State: And did you do that?
Defendant: I got my lawyer.
State: Did you talk to the police?
Defendant: They never came and talked to me.
State: Oh, did you[r] attorney ever invite them to come talk to you and say, hey, we got a meeting?
Defendant: I mean, I figured it was probably too much—too late then.
State: Oh. So you didn't really want to talk to the police?
Defendant: I mean, I never—it came up. That never—it was never in the conversation.
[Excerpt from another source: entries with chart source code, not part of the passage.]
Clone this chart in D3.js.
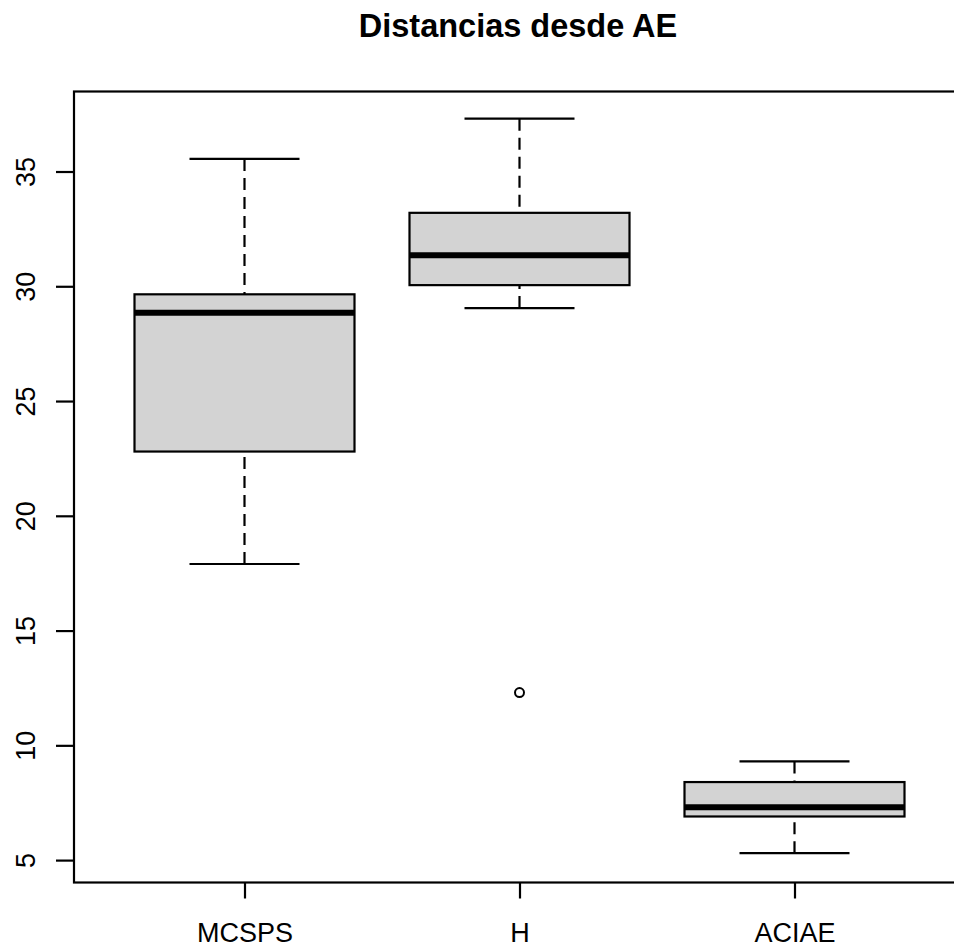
<!DOCTYPE html>
<html>
<head>
<meta charset="utf-8">
<script src="https://cdn.jsdelivr.net/npm/d3@7/dist/d3.min.js"></script>
<style>
  body { margin: 0; background: #fff; }
  svg { display: block; font-family: "Liberation Sans", Arial, sans-serif; }
</style>
</head>
<body>
<div id="chart"></div>
<script>
// boxplot stats
var groups = ["MCSPS", "H", "ACIAE"];
var lowWhisk = [17.9, 29.05, 5.3];
var q1 = [22.8, 30.05, 6.9];
var medians = [28.85, 31.35, 7.3];
var q3 = [29.65, 33.2, 8.4];
var highWhisk = [35.55, 37.3, 9.3];
var outliers = [{g: 1, v: 12.3}];
var yTicks = [5, 10, 15, 20, 25, 30, 35];
var title = "Distancias desde AE";

var width = 954, height = 948;
var plot = {left: 74, top: 91.5, bottom: 882.5};

var svg = d3.select("#chart").append("svg")
	.attr("width", width)
	.attr("height", height);

var y = d3.scaleLinear().domain([4.024, 38.486]).range([plot.bottom, plot.top]);
var x = d3.scaleLinear().domain([0.38, 3.62]).range([plot.left, plot.left + 3.24 * 275]);

var boxes = groups.map(function(g, i) {
	return {name: g, pos: i + 1, lo: lowWhisk[i], q1: q1[i], med: medians[i], q3: q3[i], hi: highWhisk[i]};
});

/* whiskers (dashed) */
var wg = svg.append("g");
boxes.forEach(function(d) {
	[[d.hi, d.q3], [d.lo, d.q1]].forEach(function(p) {
		wg.append("line")
			.attr("x1", x(d.pos)).attr("x2", x(d.pos))
			.attr("y1", y(p[0])).attr("y2", y(p[1]))
			.attr("stroke", "#000").attr("stroke-width", 2.2)
			.attr("stroke-dasharray", "12,7");
	});
	[d.hi, d.lo].forEach(function(v) {
		wg.append("line")
			.attr("x1", x(d.pos - 0.2)).attr("x2", x(d.pos + 0.2))
			.attr("y1", y(v)).attr("y2", y(v))
			.attr("stroke", "#000").attr("stroke-width", 2.2);
	});
});

/* boxes */
svg.selectAll(".box")
	.data(boxes)
	.enter()
	.append("rect")
	.attr("class", "box")
	.attr("x", function(d) { return x(d.pos - 0.4); })
	.attr("width", function(d) { return x(d.pos + 0.4) - x(d.pos - 0.4); })
	.attr("y", function(d) { return y(d.q3); })
	.attr("height", function(d) { return y(d.q1) - y(d.q3); })
	.attr("fill", "#d3d3d3")
	.attr("stroke", "#000")
	.attr("stroke-width", 2.2);

svg.selectAll(".median")
	.data(boxes)
	.enter()
	.append("line")
	.attr("class", "median")
	.attr("x1", function(d) { return x(d.pos - 0.4); })
	.attr("x2", function(d) { return x(d.pos + 0.4); })
	.attr("y1", function(d) { return y(d.med); })
	.attr("y2", function(d) { return y(d.med); })
	.attr("stroke", "#000")
	.attr("stroke-width", 6);

svg.selectAll(".out")
	.data(outliers)
	.enter()
	.append("circle")
	.attr("cx", function(d) { return x(d.g + 1); })
	.attr("cy", function(d) { return y(d.v); })
	.attr("r", 4.5)
	.attr("fill", "none")
	.attr("stroke", "#000")
	.attr("stroke-width", 2);

/* frame */
svg.append("rect")
	.attr("x", plot.left)
	.attr("y", plot.top)
	.attr("width", 3.24 * 275)
	.attr("height", plot.bottom - plot.top)
	.attr("fill", "none")
	.attr("stroke", "#000")
	.attr("stroke-width", 2.2);

/* axes */
var yAxis = d3.axisLeft(y).tickValues(yTicks).tickSize(18);
var ya = svg.append("g")
	.attr("transform", "translate(" + plot.left + ",0)")
	.call(yAxis);
ya.select(".domain").remove();
ya.selectAll("line").attr("stroke-width", 2.2);
ya.selectAll("text")
	.attr("transform", "rotate(-90)")
	.attr("x", 0)
	.attr("y", -39)
	.attr("dy", 0)
	.style("text-anchor", "middle")
	.style("font-size", "27px")
	.attr("fill", "#000");

var xAxis = d3.axisBottom(x).tickValues([1, 2, 3]).tickSize(16)
	.tickFormat(function(d) { return groups[d - 1]; });
var xa = svg.append("g")
	.attr("transform", "translate(0," + plot.bottom + ")")
	.call(xAxis);
xa.select(".domain").remove();
xa.selectAll("line").attr("stroke-width", 2.2);
xa.selectAll("text")
	.attr("y", 59)
	.attr("dy", 0)
	.style("font-size", "27px")
	.attr("fill", "#000");

svg.append("text")
	.attr("x", 518)
	.attr("y", 37)
	.attr("text-anchor", "middle")
	.style("font-size", "32.5px")
	.style("font-weight", "bold")
	.text(title);
</script>
</body>
</html>
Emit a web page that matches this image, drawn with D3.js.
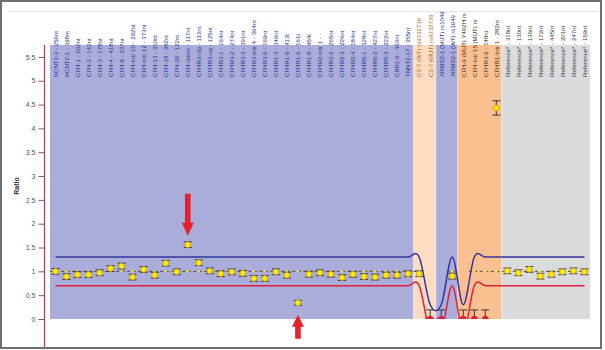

This line of questioning clearly constituted comments on the appellant's right to remain silent. See State v. Hoggins, 718 So.2d 761 (Fla.1998) ( ). Thus, it appears counsel may have been deficient for failing to object to the state's questions regarding appellant's post-arrest silence.2 As the appellant's defense at trial was self-defense, the state's highlighting of the fact that he exercised his right to remain silent and did not volunteer information could have been prejudicial. Accordingly, we reverse and remand for the trial court to attach portions of the record refuting appellant's allegations or to hold an evidentiary hearing.
AFFIRMED in part, REVERSED and REMANDED in part, with directions.
2. It appears an issue may be whether the appellant waived his right to remain silent by voluntarily talking to the police after he had initially invoked his rights. The Florida Supreme Court has held that the prohibition against...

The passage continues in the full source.